## BEGIN

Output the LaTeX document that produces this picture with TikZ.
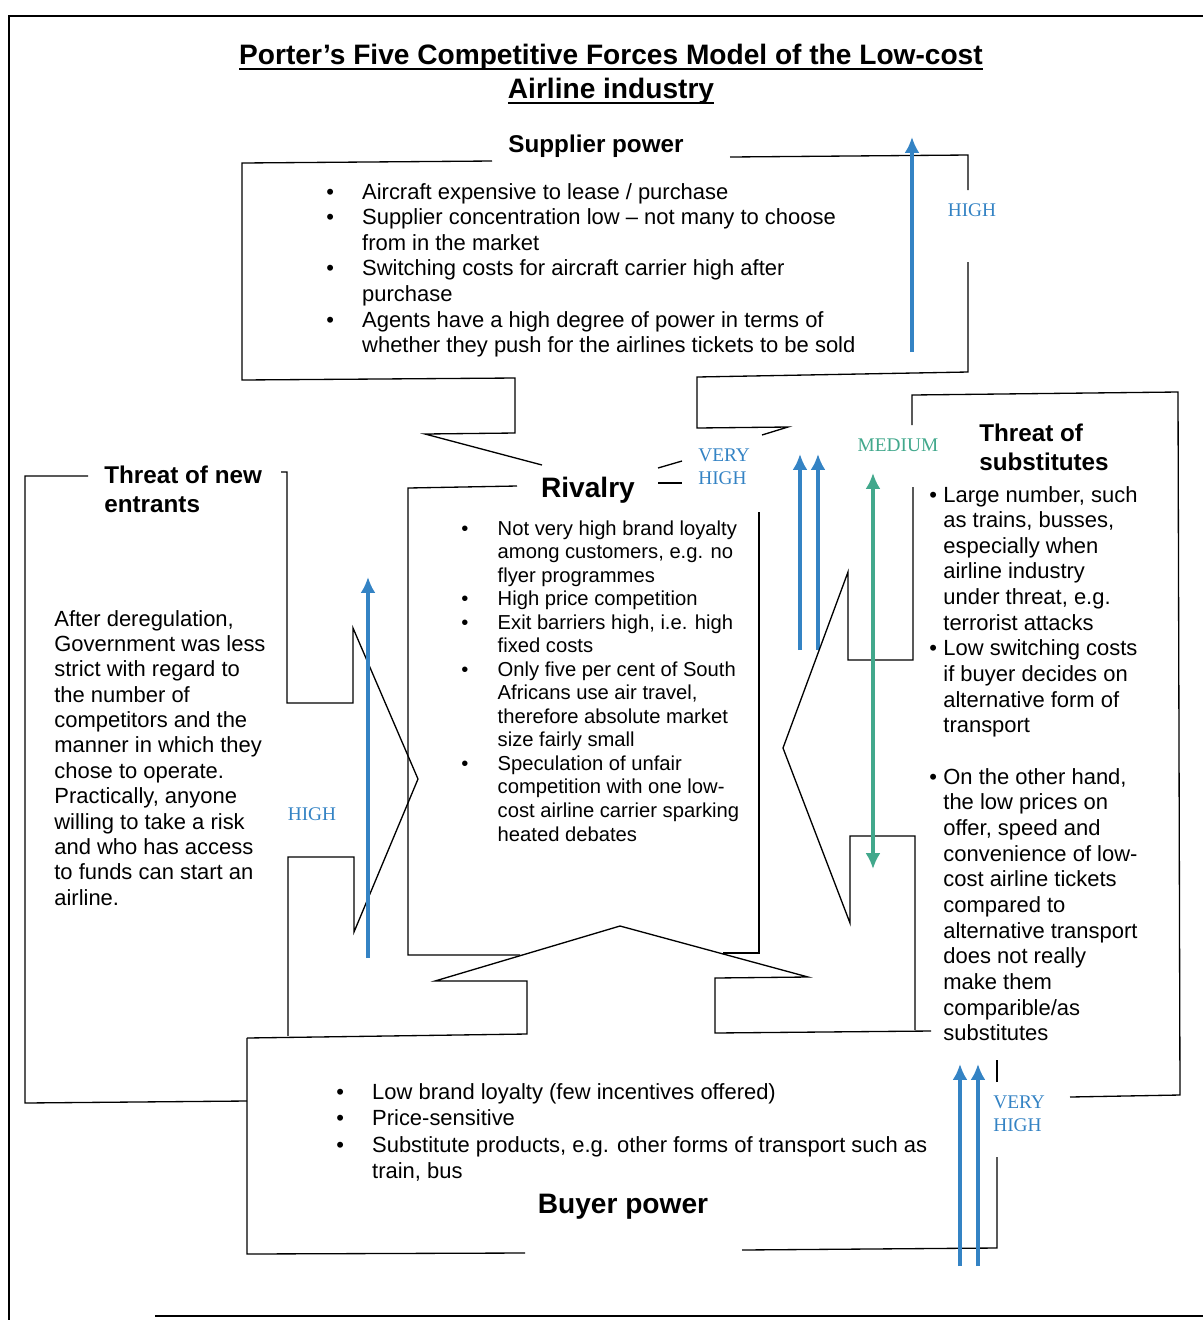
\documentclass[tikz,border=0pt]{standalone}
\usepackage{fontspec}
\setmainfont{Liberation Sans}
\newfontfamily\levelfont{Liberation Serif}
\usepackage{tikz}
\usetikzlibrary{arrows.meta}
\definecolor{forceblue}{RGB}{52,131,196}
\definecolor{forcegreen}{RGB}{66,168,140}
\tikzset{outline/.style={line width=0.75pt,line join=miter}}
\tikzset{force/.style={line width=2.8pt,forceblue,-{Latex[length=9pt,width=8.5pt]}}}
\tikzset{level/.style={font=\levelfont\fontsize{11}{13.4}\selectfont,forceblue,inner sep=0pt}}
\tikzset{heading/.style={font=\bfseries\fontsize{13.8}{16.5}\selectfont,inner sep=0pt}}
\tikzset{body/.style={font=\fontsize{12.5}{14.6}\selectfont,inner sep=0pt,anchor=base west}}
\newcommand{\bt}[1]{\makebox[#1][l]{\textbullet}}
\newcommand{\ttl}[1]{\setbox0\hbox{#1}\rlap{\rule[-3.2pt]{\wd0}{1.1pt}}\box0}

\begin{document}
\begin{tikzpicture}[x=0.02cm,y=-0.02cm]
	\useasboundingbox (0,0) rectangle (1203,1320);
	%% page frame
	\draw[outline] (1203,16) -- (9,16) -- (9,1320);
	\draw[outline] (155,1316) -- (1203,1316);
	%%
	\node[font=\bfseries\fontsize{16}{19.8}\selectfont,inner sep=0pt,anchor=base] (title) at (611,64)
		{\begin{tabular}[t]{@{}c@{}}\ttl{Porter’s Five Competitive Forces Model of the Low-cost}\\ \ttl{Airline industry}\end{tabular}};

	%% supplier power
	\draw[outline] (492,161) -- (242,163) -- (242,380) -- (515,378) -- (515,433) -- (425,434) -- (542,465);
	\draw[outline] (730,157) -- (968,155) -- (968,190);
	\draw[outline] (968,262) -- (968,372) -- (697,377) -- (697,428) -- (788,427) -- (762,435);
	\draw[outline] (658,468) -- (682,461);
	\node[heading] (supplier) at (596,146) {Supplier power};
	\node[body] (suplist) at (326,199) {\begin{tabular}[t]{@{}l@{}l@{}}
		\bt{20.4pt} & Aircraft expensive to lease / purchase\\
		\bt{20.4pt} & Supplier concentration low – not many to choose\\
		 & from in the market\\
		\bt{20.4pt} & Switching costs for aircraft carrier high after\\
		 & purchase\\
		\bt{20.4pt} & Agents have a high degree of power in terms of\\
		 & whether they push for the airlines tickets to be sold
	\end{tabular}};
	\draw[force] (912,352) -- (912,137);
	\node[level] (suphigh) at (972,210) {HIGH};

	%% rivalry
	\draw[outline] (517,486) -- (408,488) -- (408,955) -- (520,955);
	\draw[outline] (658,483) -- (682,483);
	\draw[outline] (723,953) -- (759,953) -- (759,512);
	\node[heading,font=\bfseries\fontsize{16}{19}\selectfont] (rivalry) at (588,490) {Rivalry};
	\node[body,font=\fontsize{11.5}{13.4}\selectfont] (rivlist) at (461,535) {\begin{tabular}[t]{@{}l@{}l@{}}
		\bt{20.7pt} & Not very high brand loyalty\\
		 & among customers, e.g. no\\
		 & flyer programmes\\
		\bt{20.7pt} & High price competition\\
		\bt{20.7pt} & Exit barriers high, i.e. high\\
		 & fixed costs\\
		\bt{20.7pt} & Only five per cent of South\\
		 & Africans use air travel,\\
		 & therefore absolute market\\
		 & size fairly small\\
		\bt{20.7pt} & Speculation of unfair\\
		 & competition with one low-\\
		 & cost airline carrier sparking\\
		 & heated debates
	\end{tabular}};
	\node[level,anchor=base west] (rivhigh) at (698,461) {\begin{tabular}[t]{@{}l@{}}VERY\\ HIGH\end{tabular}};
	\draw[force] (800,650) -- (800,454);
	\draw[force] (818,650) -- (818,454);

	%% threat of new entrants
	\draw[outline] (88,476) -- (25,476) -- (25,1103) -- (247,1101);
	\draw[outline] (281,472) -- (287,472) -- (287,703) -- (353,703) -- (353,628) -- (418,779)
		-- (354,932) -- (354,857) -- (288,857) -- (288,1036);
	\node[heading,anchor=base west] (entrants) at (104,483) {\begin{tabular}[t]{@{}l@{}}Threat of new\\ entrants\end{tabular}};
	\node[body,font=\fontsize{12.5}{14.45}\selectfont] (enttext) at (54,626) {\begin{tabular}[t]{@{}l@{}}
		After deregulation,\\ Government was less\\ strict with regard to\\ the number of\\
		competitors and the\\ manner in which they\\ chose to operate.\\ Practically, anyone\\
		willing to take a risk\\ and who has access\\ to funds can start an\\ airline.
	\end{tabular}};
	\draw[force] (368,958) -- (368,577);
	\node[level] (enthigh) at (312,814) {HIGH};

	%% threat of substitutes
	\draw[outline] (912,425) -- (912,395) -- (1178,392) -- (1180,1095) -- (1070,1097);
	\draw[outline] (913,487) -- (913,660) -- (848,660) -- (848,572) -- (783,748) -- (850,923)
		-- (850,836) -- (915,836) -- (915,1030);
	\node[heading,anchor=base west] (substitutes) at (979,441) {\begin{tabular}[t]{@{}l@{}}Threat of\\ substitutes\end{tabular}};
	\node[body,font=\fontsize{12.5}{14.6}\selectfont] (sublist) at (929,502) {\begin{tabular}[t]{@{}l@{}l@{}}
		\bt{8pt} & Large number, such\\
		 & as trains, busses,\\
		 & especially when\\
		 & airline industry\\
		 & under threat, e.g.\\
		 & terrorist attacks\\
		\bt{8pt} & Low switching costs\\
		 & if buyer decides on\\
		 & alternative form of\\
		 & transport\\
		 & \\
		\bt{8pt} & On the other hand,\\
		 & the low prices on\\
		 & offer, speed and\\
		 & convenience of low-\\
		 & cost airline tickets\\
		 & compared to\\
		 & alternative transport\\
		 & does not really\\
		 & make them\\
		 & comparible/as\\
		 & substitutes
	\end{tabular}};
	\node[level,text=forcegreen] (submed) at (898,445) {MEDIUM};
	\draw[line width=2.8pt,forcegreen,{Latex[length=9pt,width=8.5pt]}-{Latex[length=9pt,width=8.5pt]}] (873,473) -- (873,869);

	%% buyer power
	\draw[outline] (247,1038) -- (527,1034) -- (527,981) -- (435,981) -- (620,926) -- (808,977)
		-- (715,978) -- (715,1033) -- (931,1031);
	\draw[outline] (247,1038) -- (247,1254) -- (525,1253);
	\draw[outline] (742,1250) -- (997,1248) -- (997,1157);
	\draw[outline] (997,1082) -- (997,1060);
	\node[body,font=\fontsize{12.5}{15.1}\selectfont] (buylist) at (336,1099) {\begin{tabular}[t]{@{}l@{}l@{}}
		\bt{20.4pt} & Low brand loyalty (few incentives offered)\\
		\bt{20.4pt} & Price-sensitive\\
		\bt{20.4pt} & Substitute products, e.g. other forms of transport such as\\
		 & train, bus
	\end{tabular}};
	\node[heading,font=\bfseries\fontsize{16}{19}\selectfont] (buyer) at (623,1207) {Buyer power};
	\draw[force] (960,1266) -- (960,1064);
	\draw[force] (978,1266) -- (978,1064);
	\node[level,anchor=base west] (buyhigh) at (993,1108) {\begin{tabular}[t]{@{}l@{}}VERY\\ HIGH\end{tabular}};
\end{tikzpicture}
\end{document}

## END

* **SHORT TASK**: Copy all lines from the listing that contain "with".

* **SOLVED PROBLEM**:
Output the LaTeX document that produces this picture with TikZ.
		 & competition with one low-\\
		After deregulation,\\ Government was less\\ strict with regard to\\ the number of\\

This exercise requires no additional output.